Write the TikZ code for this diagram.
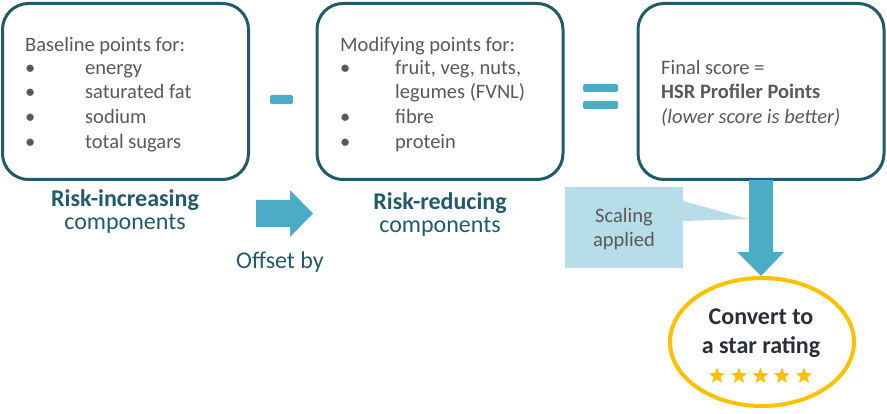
\documentclass[tikz,border=0pt]{standalone}
\usepackage{fontspec}
\setmainfont{Carlito}
\usetikzlibrary{shapes.geometric}
\definecolor{dteal}{HTML}{215B69}
\definecolor{lteal}{HTML}{4BACC6}
\definecolor{lblue}{HTML}{B7DEE8}
\definecolor{gtext}{HTML}{595959}
\definecolor{gold}{HTML}{FFC000}
\definecolor{dgray}{HTML}{2A2E36}
\begin{document}
\begin{tikzpicture}[x=1pt,y=-1pt,
  box/.style={draw=dteal,line width=3pt,rounded corners=26pt,fill=white,minimum width=246pt,minimum height=176pt,inner sep=0pt},
  txt/.style={anchor=west,inner sep=0pt,text=gtext,font=\fontsize{20.5}{24}\selectfont,text height=14pt,text depth=4.5pt,yshift=-2pt},
  bar/.style={fill=lteal,rounded corners=2pt,inner sep=0pt},
  lab/.style={inner sep=0pt,text=dteal,font=\fontsize{24}{22}\selectfont,text height=15pt,text depth=5pt},
  ctext/.style={align=center,inner sep=0pt,text=gtext,font=\fontsize{20.5}{24}\selectfont},
  starb/.style={star,star points=5,star point ratio=2.4,fill=gold,inner sep=0pt,minimum size=17pt}
]
\useasboundingbox (0,0) rectangle (887,414);

% boxes
\node[box] (b1) at (125.5,91.5) {};
\node[box] (b2) at (440,91.5) {};
\node[box] (b3) at (761,91.5) {};

% box 1 text
\node[txt] (b1h) at (25,45) {Baseline points for:};
\foreach \y/\t [count=\i] in {68/energy,92/saturated fat,117/sodium,142/total sugars}{
  \node[txt] (b1d\i) at (25,\y) {•};
  \node[txt] (b1t\i) at (85,\y) {\t};
}
% box 2 text
\node[txt] (b2h) at (340,45) {Modifying points for:};
\node[txt] (b2d1) at (340,68) {•};
\node[txt] (b2t1) at (395,68) {fruit, veg, nuts,};
\node[txt] (b2t2) at (395,92) {legumes (FVNL)};
\node[txt] (b2d3) at (340,117) {•};
\node[txt] (b2t3) at (395,117) {fibre};
\node[txt] (b2d4) at (340,142) {•};
\node[txt] (b2t4) at (395,142) {protein};
% box 3 text
\node[txt] (b3t1) at (661,68) {Final score =};
\node[txt,font=\fontsize{20.5}{24}\selectfont\bfseries] (b3t2) at (661,92) {HSR Profiler Points};
\node[txt,font=\fontsize{20.5}{24}\selectfont\itshape] (b3t3) at (661,117) {(lower score is better)};

% operators
\node[bar,minimum width=23pt,minimum height=9pt] (minus) at (281.5,99.5) {};
\node[bar,minimum width=35pt,minimum height=8pt] (eq1) at (600.5,88) {};
\node[bar,minimum width=35pt,minimum height=8pt] (eq2) at (600.5,105) {};

% labels
\node[lab,font=\fontsize{24}{22}\selectfont\bfseries] (l1a) at (125,202) {Risk-increasing};
\node[lab] (l1b) at (125,225) {components};
\node[lab,font=\fontsize{24}{22}\selectfont\bfseries] (l2a) at (440,205) {Risk-reducing};
\node[lab] (l2b) at (440,228) {components};
\node[lab] (off) at (280,264) {Offset by};

% right arrow
\fill[lteal] (256,200) -- (290,200) -- (290,190) -- (313,213.5) -- (290,237) -- (290,227) -- (256,227) -- cycle;

% scaling callout
\fill[lblue] (565,187) -- (683,187) -- (683,201) -- (748,219) -- (683,221) -- (683,268) -- (565,268) -- cycle;
\node[ctext] (scal) at (624,229) {Scaling\\applied};

% down arrow
\fill[lteal] (749,180) -- (773,180) -- (773,252) -- (784,252) -- (761,276) -- (737,252) -- (749,252) -- cycle;

% ellipse
\node[ellipse,draw=gold,line width=4pt,minimum width=184pt,minimum height=128pt,inner sep=0pt] (ell) at (762,342) {};
\node[align=center,inner sep=0pt,text=dgray,font=\fontsize{24}{29}\selectfont\bfseries] (conv) at (761,333) {Convert to\\a star rating};
\foreach \x [count=\i] in {717,739,760.5,782,804}{
  \node[starb] (s\i) at (\x,376) {};
}
\end{tikzpicture}
\end{document}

» The task
Without including any pictures, reproduce the listing exactly.

» Solution to this task
Write the TikZ code for this diagram.
\documentclass[tikz,border=0pt]{standalone}
\usepackage{fontspec}
\setmainfont{Carlito}
\usetikzlibrary{shapes.geometric}
\definecolor{dteal}{HTML}{215B69}
\definecolor{lteal}{HTML}{4BACC6}
\definecolor{lblue}{HTML}{B7DEE8}
\definecolor{gtext}{HTML}{595959}
\definecolor{gold}{HTML}{FFC000}
\definecolor{dgray}{HTML}{2A2E36}
\begin{document}
\begin{tikzpicture}[x=1pt,y=-1pt,
  box/.style={draw=dteal,line width=3pt,rounded corners=26pt,fill=white,minimum width=246pt,minimum height=176pt,inner sep=0pt},
  txt/.style={anchor=west,inner sep=0pt,text=gtext,font=\fontsize{20.5}{24}\selectfont,text height=14pt,text depth=4.5pt,yshift=-2pt},
  bar/.style={fill=lteal,rounded corners=2pt,inner sep=0pt},
  lab/.style={inner sep=0pt,text=dteal,font=\fontsize{24}{22}\selectfont,text height=15pt,text depth=5pt},
  ctext/.style={align=center,inner sep=0pt,text=gtext,font=\fontsize{20.5}{24}\selectfont},
  starb/.style={star,star points=5,star point ratio=2.4,fill=gold,inner sep=0pt,minimum size=17pt}
]
\useasboundingbox (0,0) rectangle (887,414);

% boxes
\node[box] (b1) at (125.5,91.5) {};
\node[box] (b2) at (440,91.5) {};
\node[box] (b3) at (761,91.5) {};

% box 1 text
\node[txt] (b1h) at (25,45) {Baseline points for:};
\foreach \y/\t [count=\i] in {68/energy,92/saturated fat,117/sodium,142/total sugars}{
  \node[txt] (b1d\i) at (25,\y) {•};
  \node[txt] (b1t\i) at (85,\y) {\t};
}
% box 2 text
\node[txt] (b2h) at (340,45) {Modifying points for:};
\node[txt] (b2d1) at (340,68) {•};
\node[txt] (b2t1) at (395,68) {fruit, veg, nuts,};
\node[txt] (b2t2) at (395,92) {legumes (FVNL)};
\node[txt] (b2d3) at (340,117) {•};
\node[txt] (b2t3) at (395,117) {fibre};
\node[txt] (b2d4) at (340,142) {•};
\node[txt] (b2t4) at (395,142) {protein};
% box 3 text
\node[txt] (b3t1) at (661,68) {Final score =};
\node[txt,font=\fontsize{20.5}{24}\selectfont\bfseries] (b3t2) at (661,92) {HSR Profiler Points};
\node[txt,font=\fontsize{20.5}{24}\selectfont\itshape] (b3t3) at (661,117) {(lower score is better)};

% operators
\node[bar,minimum width=23pt,minimum height=9pt] (minus) at (281.5,99.5) {};
\node[bar,minimum width=35pt,minimum height=8pt] (eq1) at (600.5,88) {};
\node[bar,minimum width=35pt,minimum height=8pt] (eq2) at (600.5,105) {};

% labels
\node[lab,font=\fontsize{24}{22}\selectfont\bfseries] (l1a) at (125,202) {Risk-increasing};
\node[lab] (l1b) at (125,225) {components};
\node[lab,font=\fontsize{24}{22}\selectfont\bfseries] (l2a) at (440,205) {Risk-reducing};
\node[lab] (l2b) at (440,228) {components};
\node[lab] (off) at (280,264) {Offset by};

% right arrow
\fill[lteal] (256,200) -- (290,200) -- (290,190) -- (313,213.5) -- (290,237) -- (290,227) -- (256,227) -- cycle;

% scaling callout
\fill[lblue] (565,187) -- (683,187) -- (683,201) -- (748,219) -- (683,221) -- (683,268) -- (565,268) -- cycle;
\node[ctext] (scal) at (624,229) {Scaling\\applied};

% down arrow
\fill[lteal] (749,180) -- (773,180) -- (773,252) -- (784,252) -- (761,276) -- (737,252) -- (749,252) -- cycle;

% ellipse
\node[ellipse,draw=gold,line width=4pt,minimum width=184pt,minimum height=128pt,inner sep=0pt] (ell) at (762,342) {};
\node[align=center,inner sep=0pt,text=dgray,font=\fontsize{24}{29}\selectfont\bfseries] (conv) at (761,333) {Convert to\\a star rating};
\foreach \x [count=\i] in {717,739,760.5,782,804}{
  \node[starb] (s\i) at (\x,376) {};
}
\end{tikzpicture}
\end{document}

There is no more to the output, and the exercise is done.